Here’s the truth about the HPV vaccine. More than 175 millions doses have been distributed world-wide. No credible study has linked the vaccine with adverse events beyond pain and redness at the injection site. This is one of the most widely tested medications.
In the United States as of 2014 there were 67 million doses of the vaccine given and 96 reports of death for the HPV vaccine on VAERS. Many deaths could not be further studied because there was not enough information included in the report to verify someone had actually died. In 47 of the reports, CDC verified that the person had died through review of medical records, autopsy reports, and death certificates. After careful review of every known case of death the CDC concluded there was no causal link to the Gardasil vaccine. There were also no vaccine-related deaths reported in prospective studies of the vaccine.

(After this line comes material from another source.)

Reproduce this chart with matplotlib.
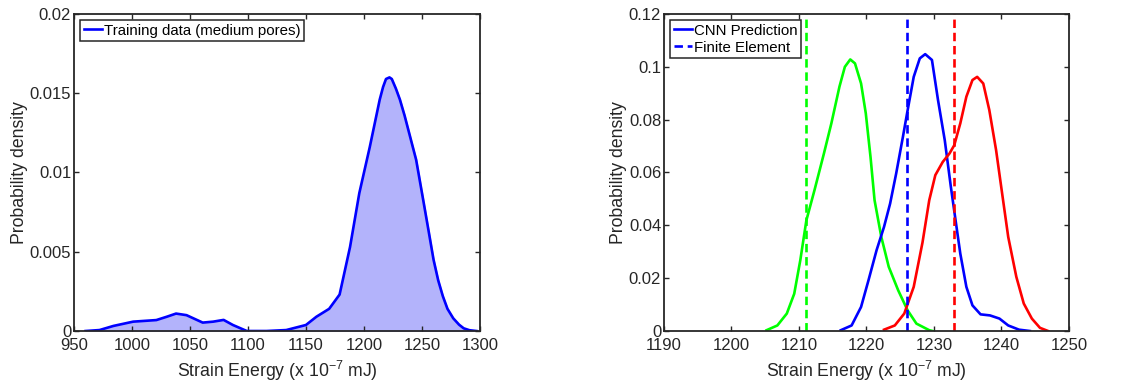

I understand that letters don’t necessarily reflect the editor’s opinion, but when people see this junk online it’s easy to confuse with real reporting. According to the Global Advisory Committee on Vaccine Safety, “Allegations of harm from vaccination based on weak evidence can lead to real harm when, as a result, safe and effective vaccines cease to be used.” The Baltimore Sun in publishing this has contributed to this harm and has shown their standards for publication are dangerously low. If one girl or boy doesn’t get the HPV vaccine because their parent read this piece and later suffers from a HPV-related disease the Baltimore Sun will be at fault.
Fact, the HPV vaccine is safe. Fact, the HPV vaccine is effective.
The editor who let this go by should hang his or her head in shame.
*Update – September 15, 8 a.m. The Baltimore Sun contacted me to point out this is a letter not an Op Ed with the often used “we allow our readers a lot of latitude in letters.” I have corrected the piece to reflect that update.
I missed the “readers respond” at the top, and I bet I’m not the only one. It’s an awfully long letter that reads like an Op Ed so my points still stand. This is a major newspaper and this letter was sent to my by an anti vax person who wondered why the Baltimore Sun would publish it if it were not true.? Finally, would the Baltimore Sun publish a letter that claims point by point that the earth is flat and does not orbit around the sun? Unlikely.
When choosing letters, especially long ones, the idea that anything goes leads to false balance especially in our online world. Newspapers have enormous ability to sway the conversation and in my opinion publishing garbage, even in letter form, is harmful.
This now appears in online searches and adds to the air of credibility.